Başsavcılık isteğe uyduğu takdirde sorunun krize dönüşmesi kaçınılmaz olur. Çünkü AYM’nin kuruluş yasasında suç iddiasının Mahkeme Genel Kurulu yani 15 üyeden oluşan heyet tarafından incelenip karara bağlanacağı belirtilmiştir. 9 üye kararı onaylarken 4 üye muhalif kalmış, bir üye toplantıya gelmemiştir. AYM en az on üyenin katılımıyla toplanabilir; suçlanan 9 üye toplantıya katılamayacağından yeterli sayı oluşamayacak, konu görüşülüp karar alınamayacak ama 3. Daire’nin kararıyla ağır şekilde suçlanan AYM “itibarsız” bir yargı organı durumuna düşürülmüş olacaktır. İstenen bu mu ve bu istek sadece bu dairenin mi, başka paylaşan merci de var mı? Bu derece radikal bir kararın birileriyle görüşülüp istişare edilmeden verilmesi mümkün mü? Bu ve benzer soruların cevabı, önümüzdeki günlerde karar üzerine yapılacak tartışmalar sırasında kısmen de olsa alınabilir.
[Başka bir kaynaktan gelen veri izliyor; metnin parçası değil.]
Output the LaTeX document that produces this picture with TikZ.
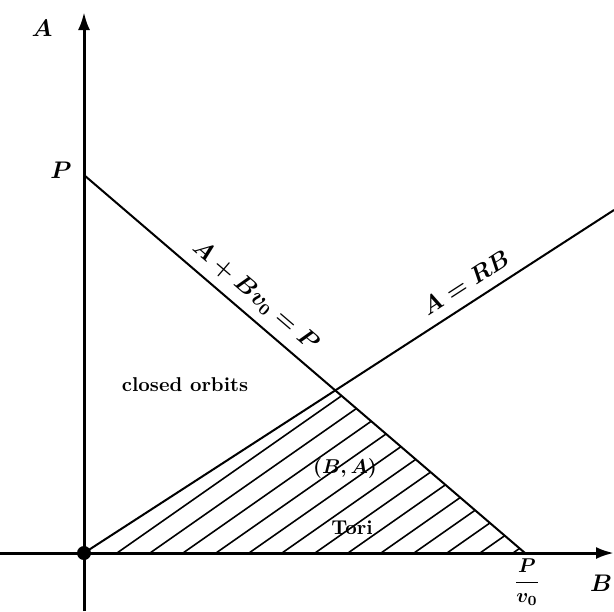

AYM‘nin yetkisi değil ama kararları elbette tartışılabilir; tartışılmalıdır da. Çünkü bazı kararlarda üyelerin birçoğunun siyasi eğilimleri etkili olabiliyor, evrensel hukuk kurallarından uzaklaşılabiliyor. Buraya tayinlerini yapan siyasi iradenin etkisinden kurtulamıyorlar. Başkan Zühtü Aslan iyi bir anayasa hukukçusudur, fakat Nisan ayında emekli olup ayrılacak. 12 yıllık sürelerini tamamlayan veya yaş haddinden emekli olacaklarla birlikte yakında mahkemede siyasi iktidarın ağırlığı daha da artacak. Dolayısıyla bu ortamda kurumlarıyla, kurallarıyla anayasada belirtilen esaslar üzerinde, hukuka bağlı anayasal bir düzenin kurulması çok zor görünüyor; tarafsız ve bağımsız nitelikli yargıçların oluşturduğu bir yargı olmayınca bu karmaşa maalesef önlenemez.
…………
Son derece zor şartlarda Anadolu’daki millici güçleri toparlayarak, dağılmış olan orduyu yeniden oluşturarak, sivil ve asker bütün insan unsurumuzu bağımsızlık ve milli egemenlik esasları üzerinde seferber hale getirerek Gazi Meclis’imizin reisi, ordularımızın başkomutanı sıfatıyla yönettiği Milli Mücadele‘yi zafere ulaştıran,
Göktürk Devletinden yüzyıllarca sonra “Türk” adıyla bağımsız ve özgür Türkiye Cumhuriyet Devleti’ni kuran,
Topraklarından silah zoruyla çıkarılıp sürülen Filistin halkının yaşamakta olduğu asimilasyon felaketinin benzerini 104 yıl önce Anadolu’da Türk halkına uygulamakta kararlı emperyalist güçleri ve taşeronlarını ezerek tarihimizin en ağır felaketini yaşamamızı engelleyen
GAZİ MUSTAFA KEMAL ATATÜRK’ü ebedi âleme intikalinin 85.nci yılında bir kere daha rahmetle, hürmetle, şükranla anıyoruz; ruhu şad olsun.